Alone in my home office or surrounded by strangers in the coffee shop, my only colleagues are my characters. And while I do talk to them (yes, aloud, and yes, in the café), they don't make for great water cooler moments.

As I was wrestling with my self-imposed solitary confinement, I had a chance to meet Mary Coleman, the development executive at Pixar at the writer-centric Austin Film Festival (I had a little zombie film showing). The encounter changed my entire approach to creativity. Mary was inspiring because she shed daylight on the dark art of storytelling. For the first time, I encountered a structured and collaborative approach to building stories. I didn't have to do it alone.

The Pixar process is highly iterative, soliciting feedback from an established brain-trust of talent and the wider Pixar community to continually improve a movie during development and production. Harkening back to their software roots, Pixar beta tests each film with both these groups many times in the form of animatic assembly (black and white, motion storyboards) before committing to fully rendered, expensive animation.

At Pixar, the director is the final judge of any feedback, empowered to accept or reject any comment. From this, I gleaned two things I could apply to my own creativity: the first was to iterate more and the second was to collaborate with other talent.

I decided to iterate with a new book project, Alienated, about the only human boy at a high school for aliens at Area 51. I opened up the creative process to young readers (aged nine to 12) in schools and online.

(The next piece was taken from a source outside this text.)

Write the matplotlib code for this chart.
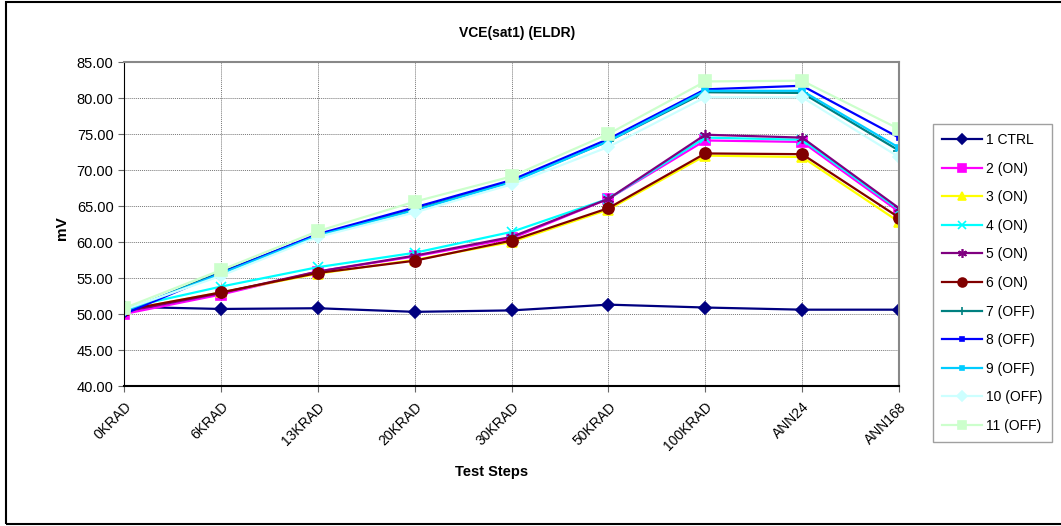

I shared work in process drafts, workshopped new characters and pitched new plots in order to solicit honest feedback. And let me tell you, 12-year-olds do not pull their punches.

This wasn't creativity by committee, but beta testing. I wasn't interested in writing to the lowest common denominator, but raising the story, characters and world to the highest possible exponent. Like Pixar, I chose to accept and incorporate some pieces of feedback and completely ignore others. As a writer, it challenged me to up my own game. And when the book is presented to publishers at Bologna children's book fair, it will have gone through seven iterations – about the same as a Pixar film.

As for the second Pixar lesson – collaborating with other talent – there's a certain amount of literary snobbery to this approach. People love to romance the idea of an author, alone, at the writing desk. Paradoxically, I notice these same snobs soaking up big US television dramas like Breaking Bad and Game of Thrones, which are written in a writer's room model where several writers collaborate with a runner. The brilliant writing on these shows is a team effort. If the best television shows use a collaborative approach to storytelling, why shouldn't I?

My personal creative role model is JJ Abrams of Lost, Alias and Super 8 fame. His Bad Robot production company works on a small slate of big ideas with the most talented people. I sought to apply his approach to development and production by launching my own creative incubator called Awesome. And after flying solo at the writing desk, I decided to look for some co-pilots – in addition to my own writing, I'd create new stories but write them with someone else.

One such project was a response to my sister's frustration with the pink ghetto of Disney Princess and Barbie. Having graduated from Dora The Explorer (a pre-school Indiana Jones), my six-year-old niece was being served cultural role models that focused on fairy tale romance and shopping. I developed an original concept, character set, storylines and mythology, then teamed up with a talented author called Julie Sykes to help write a new book series that would offer an adventure alternative.

Working together with our editor, we applied the Pixar iteration approach and came up with The Princess Ponies series (think My Little Pony meets Lost). It's a true Trojan horse: an ass-kicking, swash-buckling adventure wrapped in sparkles. We're closing in on selling 100,000 books, mostly directly to children through the book clubs and fairs that go into schools, and hopefully inspiring a generation of young girls with tall tales of high adventure.

I still have my own passion projects that I write the old fashioned way – alone at my desk, talking to my fictional friends – but by pinching from Pixar and Bad Robot, I'm able to scale up my own creativity beyond what I could ever achieve on my own. Best of all, by working with other writers, I'm inspired to improve my own craft. Pinching from Pixar has made my writing life a lot less lonely and a ton more fun.